Drought detection and monitoring in highly regulated water systems is a challenging modeling problem because many human-controlled variables (e.g., reservoirs and groundwater levels) as well as uncontrolled hydro-meteorological variables (e.g., precipitation, temperature, natural inflows) may in principle contribute to the onset of a drought. The definition of basin-specific drought indexes requires to identify an optimal subset of candidate drought predictors and to define how to effectively combine them balancing index accuracy and compactness. We propose FRIDA (FRamework for Index-based Drought Analysis), a fully-automated and generalizable framework for the design of basin-customized drought indexes (Zaniolo et al., 2018). This supplementary material allows interested readers to get familiar with FRIDA and to reproduce our results.
The complete dataset employed in the feature selection step can be downloaded open source from Zaniolo et al. (2018). Raw and processed hydro-meteorological variables of Jucar river basin for feature selection [Data set]. Zenodo. http://doi.org/10.5281/zenodo.1185084.
The matrix processed data – input WQEISS.csv reports the monthly values of the 28 predictors and target variable for the period 1986-2000, including:
- 2 temporal features: day and month of the year;
- 12 inputs to the Jucar State Index: average monthly storage and groundwater levels, average three months river runoff, and cumulated areal precipitation over 12 months;
- 8 additional observed variables in the basin: three months average outflows from, and inflows to, the main reservoirs, and mean monthly areal temperatures;
- 6 traditional drought indicators: Standardized Precipitation Index (SPI) and Standardized Precipitation and Evaporation Index (SPEI). SPI and SPEI indicators are computed on mean monthly data over the entire basin for 3, 6, and 12 months time aggregations.

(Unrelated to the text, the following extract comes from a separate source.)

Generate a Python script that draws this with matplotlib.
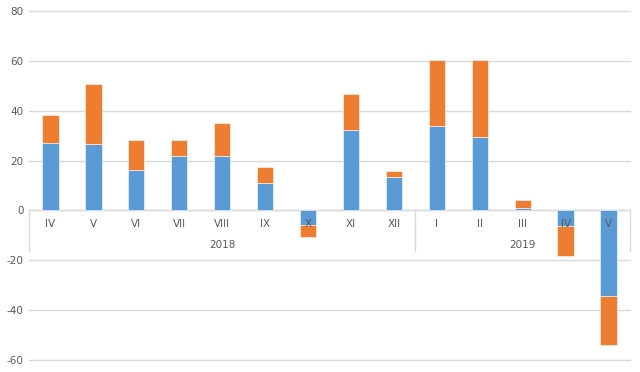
import numpy as np
import matplotlib
matplotlib.use("Agg")
import matplotlib.pyplot as plt

plt.rcParams["axes.unicode_minus"] = False

# Data
months = ["IV", "V", "VI", "VII", "VIII", "IX", "X", "XI", "XII", "I", "II", "III", "IV", "V"]
years = ["2018", "2019"]
year_sizes = [9, 5]
blue_vals = [27.2, 26.7, 16.4, 22.0, 21.8, 11.0, -5.9, 32.4, 13.4, 33.8, 29.4, 1.0, -6.1, -34.2]
orange_vals = [11.2, 24.0, 11.8, 6.2, 13.3, 6.3, -4.8, 14.3, 2.5, 26.6, 30.8, 3.1, -12.0, -19.7]
y_ticks = [-60, -40, -20, 0, 20, 40, 60, 80]

blue = "#5B9BD5"
orange = "#ED7D31"
grid_col = "#D9D9D9"
text_col = "#595959"

fig = plt.figure(figsize=(6.4, 3.72), dpi=100)
ax = fig.add_axes([0.0453, 0.0323, 0.9391, 0.9381])

x = np.arange(len(months))
ax.bar(x, blue_vals, width=0.38, color=blue, edgecolor="white", linewidth=0.4, zorder=3)
ax.bar(x, orange_vals, width=0.38, bottom=blue_vals, color=orange,
       edgecolor="white", linewidth=0.4, zorder=3)

ax.set_xlim(-0.5, len(months) - 0.5)
ax.set_ylim(-60, 80)
ax.set_yticks(y_ticks)
ax.set_xticks([])
for s in ax.spines.values():
    s.set_visible(False)
ax.yaxis.grid(True, color=grid_col, linewidth=1.0, zorder=0)
for gl in ax.get_ygridlines():
    gl.set_clip_on(False)
ax.tick_params(axis="y", length=0, labelsize=7.5, labelcolor=text_col, pad=4)

# category axis at zero with grouped labels
ax.axhline(0, color=grid_col, linewidth=1.0, zorder=2)
for xi, m in zip(x, months):
    ax.text(xi, -5.4, m, ha="center", va="center", fontsize=7.5, color=text_col, zorder=4)

start = 0
bounds = [-0.5]
for yr, n in zip(years, year_sizes):
    ax.text(start + (n - 1) / 2, -13.9, yr, ha="center", va="center",
            fontsize=7.5, color=text_col, zorder=4)
    start += n
    bounds.append(start - 0.5)
for b in bounds:
    ax.plot([b, b], [0, -16.3], color=grid_col, linewidth=1.0, zorder=2, clip_on=False)

fig.savefig("out.png", dpi=100)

The last column of the dataset reports the target variable, i.e., the monthly nominal shortage of water conveyed to the irrigation districts simulated via AQUATOOL model (Andreu et al., 1996). Further details about the candidate inputs are reported in Table 1 below. The unprocessed data used to compute indices, averages and cumulations at different time aggregations are provided by the Confederación Hidrográfica del Jucar and reported in table Raw Data.csv. Public observations of rainfall, streamflows and storage levels come from the SAIH (Hydrological Automatic Information System) of the CHJ (Jucar Hydrological Confederation). Users can directly download data for the last 12 months on the dedicated webpage, while previous data records are provided for free by CHJ upon request. Observations from piezometers are downloadable from the Piezometric Network Information section section of the CHJ website.
Wrapper for Quasi-Equally Informative Subset Selection (W-QEISS)
The code for W-QEISS (Karakaya et al., 2015, Taormina et al., 2016) is available at https://github.com/stefano-galelli/Matlab-Multi-objective-Feature-Selection.
The experimental settings employed in our analysis are the following. The number of function evaluation (NFE) for Borg MOEA was set equal to 2 millions, while the number of hidden neurons in the ELM model was set to 30. The k-fold cross-validation process (with k = 10) is repeated 5 times and the average resulting value is used to estimate the predictive accuracy of each model. The W-QEISS experiment with such setting is run 20 times to filter out the random component of the process, and the final result is obtained by merging the Pareto fronts of each repetitions into a final Pareto front of non-dominated solutions.